Adam Williams advocacy@kalamazoolinux.org
17 Sep 2002 04:52:30 -0400


>>>... The article as a whole has a lot of [other] interesting
>>> things to convey to readers.
>>Yes, like this quote:
>>"We have found," Dekkers said, "that one of the major issues put forward
>>- no support and no accountability - is false"
>>Which was worth reading the whole article.
>Exactly, among others. I was surprised to see the article highlighted the way 
>it was, after reading it.
>>>>Depends on the poll, desktop users vs. desktop systems.
>>>Yeah, you have to read the fine print carefully. A number of these studies
>>>are pretty conditional.
>>I would think one could measure the business desktop count,
>You might, but there's a lot of diversity there, and a good sampling effort 
>would have to reach places that are nominally under the radar, which is where
>Linux became entrenched before a lot of organizations even realized it, or at 
>very least were willing to ackowledge.
>>but home systems would be a mine field.  
>Please expland on this, I simply don't understand why you think so.

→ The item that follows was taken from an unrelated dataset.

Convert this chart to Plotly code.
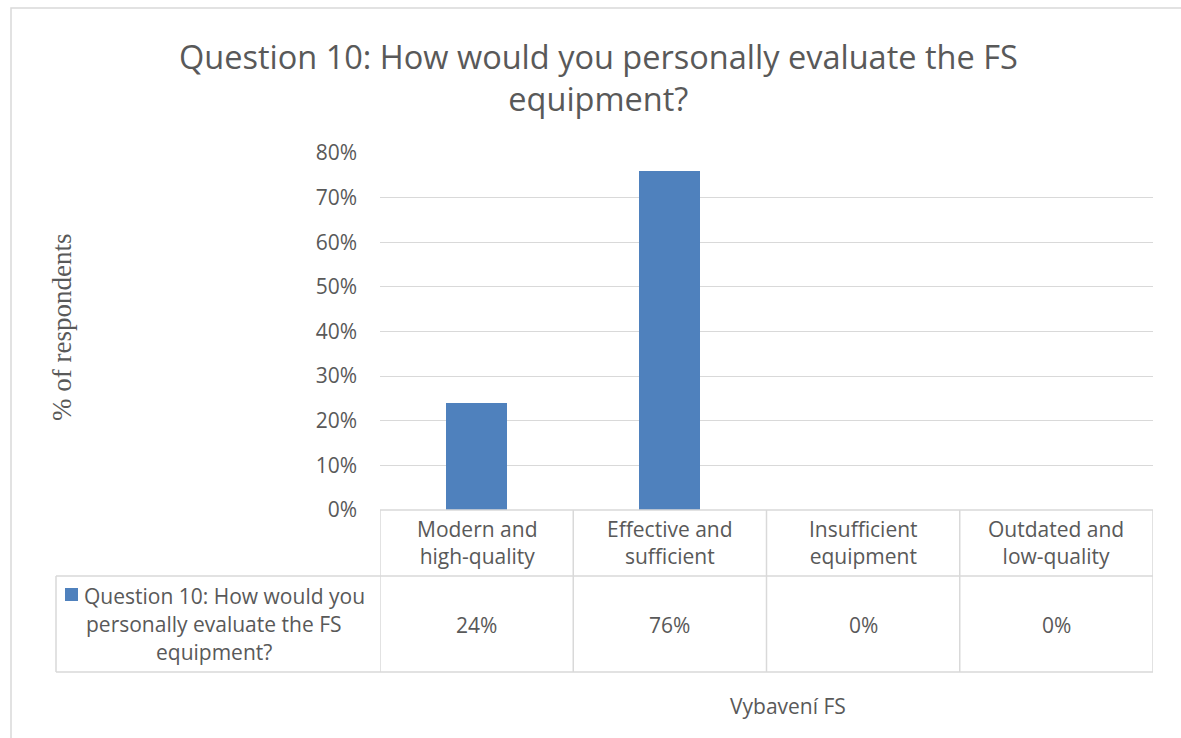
import plotly.graph_objects as go

# Survey results for question 10
categories = ["Modern and<br>high-quality", "Effective and<br>sufficient",
              "Insufficient<br>equipment", "Outdated and<br>low-quality"]
values = [0.24, 0.76, 0.0, 0.0]
series_name = "Question 10: How would you<br>personally evaluate the FS<br>equipment?"
chart_title = "Question 10: How would you personally evaluate the FS<br>equipment?"
y_title = "% of respondents"
x_title = "Vybavení FS"
y_ticks = [0, 0.1, 0.2, 0.3, 0.4, 0.5, 0.6, 0.7, 0.8]

W, H = 1181, 738
L, R, T, B = 380, 1153, 153, 510  # plot area in pixels

TEXT = "#595959"
GRID = "#d9d9d9"
BAR = "#4f81bd"
FONT = "Open Sans"


def px(x):
    return (x - L) / (R - L)


def py(y):
    return (B - y) / (B - T)


def label(x, y, text, size, xref="paper", family=FONT, **kw):
    return dict(x=x, y=y, xref=xref, yref="paper", text=text, showarrow=False,
                xanchor="center", yanchor="middle", align="center",
                font=dict(family=family, size=size, color=TEXT), **kw)


n = len(categories)
x_idx = list(range(n))

fig = go.Figure()
fig.add_trace(go.Bar(x=x_idx, y=values, width=0.316, marker_color=BAR,
                     marker_line_width=0, name=series_name.replace("<br>", " ")))

shapes = []
line = dict(color=GRID, width=1.5)
# outer chart border
shapes.append(dict(type="rect", xref="paper", yref="paper",
                   x0=px(11), x1=px(1190), y0=py(8), y1=py(750),
                   line=dict(color=GRID, width=1.5), layer="below"))
# data table: horizontal rules
shapes.append(dict(type="line", xref="paper", yref="paper", x0=0, x1=1,
                   y0=0, y1=0, line=line))
for yy in (576, 672):
    shapes.append(dict(type="line", xref="paper", yref="paper", x0=px(56), x1=1,
                       y0=py(yy), y1=py(yy), line=line))
# data table: column rules
for i in range(n + 1):
    shapes.append(dict(type="line", xref="x", yref="paper", x0=i - 0.5, x1=i - 0.5,
                       y0=0, y1=py(672), line=line))
shapes.append(dict(type="line", xref="paper", yref="paper", x0=px(56), x1=px(56),
                   y0=py(576), y1=py(672), line=line))
# legend key in the table
shapes.append(dict(type="rect", xref="paper", yref="paper",
                   x0=px(65), x1=px(78), y0=py(588), y1=py(601),
                   fillcolor=BAR, line=dict(width=0)))

annotations = []
for i, (c, v) in enumerate(zip(categories, values)):
    annotations.append(label(i, py(542), c, 21, xref="x"))
    annotations.append(label(i, py(625), f"{v:.0%}", 21, xref="x"))

legend_lines = series_name.split("<br>")
for k, ln in enumerate(legend_lines):
    cx = 224 if k == 0 else 214
    annotations.append(label(px(cx), py(596 + 28 * k), ln, 21))

annotations.append(label(px(598), py(77), chart_title, 32.5))
annotations.append(label(px(62), py(328), y_title, 27, family="Liberation Serif",
                         textangle=-90))
annotations.append(label(px(788), py(706), x_title, 21))

fig.update_layout(
    width=W, height=H,
    margin=dict(l=L, r=W - R, t=T, b=H - B, pad=0),
    paper_bgcolor="white", plot_bgcolor="white",
    showlegend=False,
    shapes=shapes, annotations=annotations,
    xaxis=dict(range=[-0.5, n - 0.5], showticklabels=False, showgrid=False,
               zeroline=False, showline=False, fixedrange=True),
    yaxis=dict(range=[0, 0.8], tickvals=y_ticks, tickformat=".0%",
               showgrid=True, gridcolor=GRID, gridwidth=1.2, zeroline=False,
               showline=False, ticks="", ticklabelstandoff=22,
               tickfont=dict(family=FONT, size=21, color=TEXT)),
    bargap=0,
)

fig.write_html("out.html")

If you survey a business that has, say ~100 desktops, on the whole those
machines will be pretty homogeneous.  The managers will have
documentation of the exceptions.  Maybe not across the entire business,
but certainly each business unit will possess this information.

Home systems are likely to be misreported,  either deliberately or
because the person doesn't even understand the question.  Also home
systems may be dual-boot machines (pretty rare on a business desktop),
etc.. that muddies the meaning of the question.

Q: "What OS do you use at home?"
A: "My system is a Compaq."

>>It would be interesting to see a geographic Linux penetration study.  Is
>>it more common in some parts of the country than others?
>Good question. I have some speculation on what the distribution may be, but
>it really doesn't mattter; there's enough of that in any case.